If you have met Sikka or listened to any of his presentations these are the impressions I would expect anyone to describe: passion, feeling, enthusiasm, dedication, purpose. That is not the admix of characteristics we expect to see in today's leaders. But the very fact they can make us smile, perhaps even inspire rather than frown, speaks to the potential for motivastion of the kind that does deliver what, as Pink says, science knows, but business ignores. 

The trick is execution in a world that is driven by quarterly reporting and a dehumainsed view of corporate life. That is much tougher and again, in this context, I would argue that perhaps what we are seeing in the LinkedIn poll is not the characteristics that fuel motivation inside the workplace but more likely survival instincts.

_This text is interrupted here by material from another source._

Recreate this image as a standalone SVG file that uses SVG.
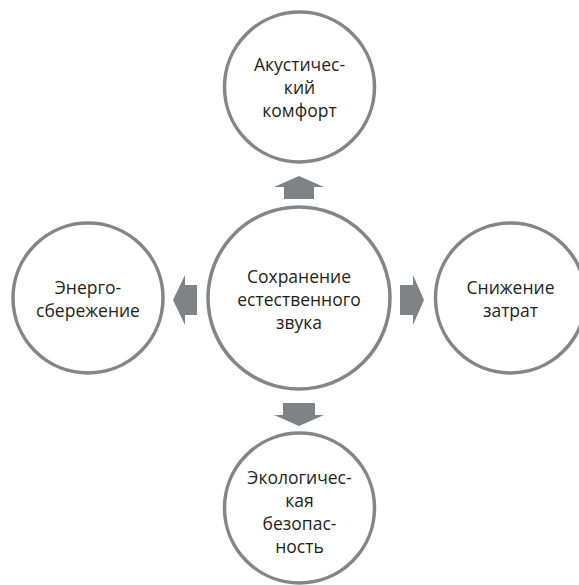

Can that be moved through 180 degrees? Yes. 

SAP is threatened. Seriously. Despite everything you see surrounding their financial success, upstarts are slowly gnawing away at their core business. They've become forced to rely on what will be declining maintenance streams in order to keep their Wall Street masters happy. Financial analysts zoom in on HANA performance because SAP has convinced them that is the way of SAP's future. On financial grounds. I'd much rather that they read and re-read Sikka's 4th July post, interpret that in terms of a macro economy and then assess what might happen. Or ask SAP's board how they plan to deliver on Sikka's vision. Or think about Mirchandani's post headline: Improving Incumbancy is the best 'Innovation.'

Any change will not happen overnight and will infuriate the Mirchandani's of this world who have been railing at large enterprise for years. But I supect that if SAP (and many others) grasp the essence and totality of motivation as science knows, then things could be very different.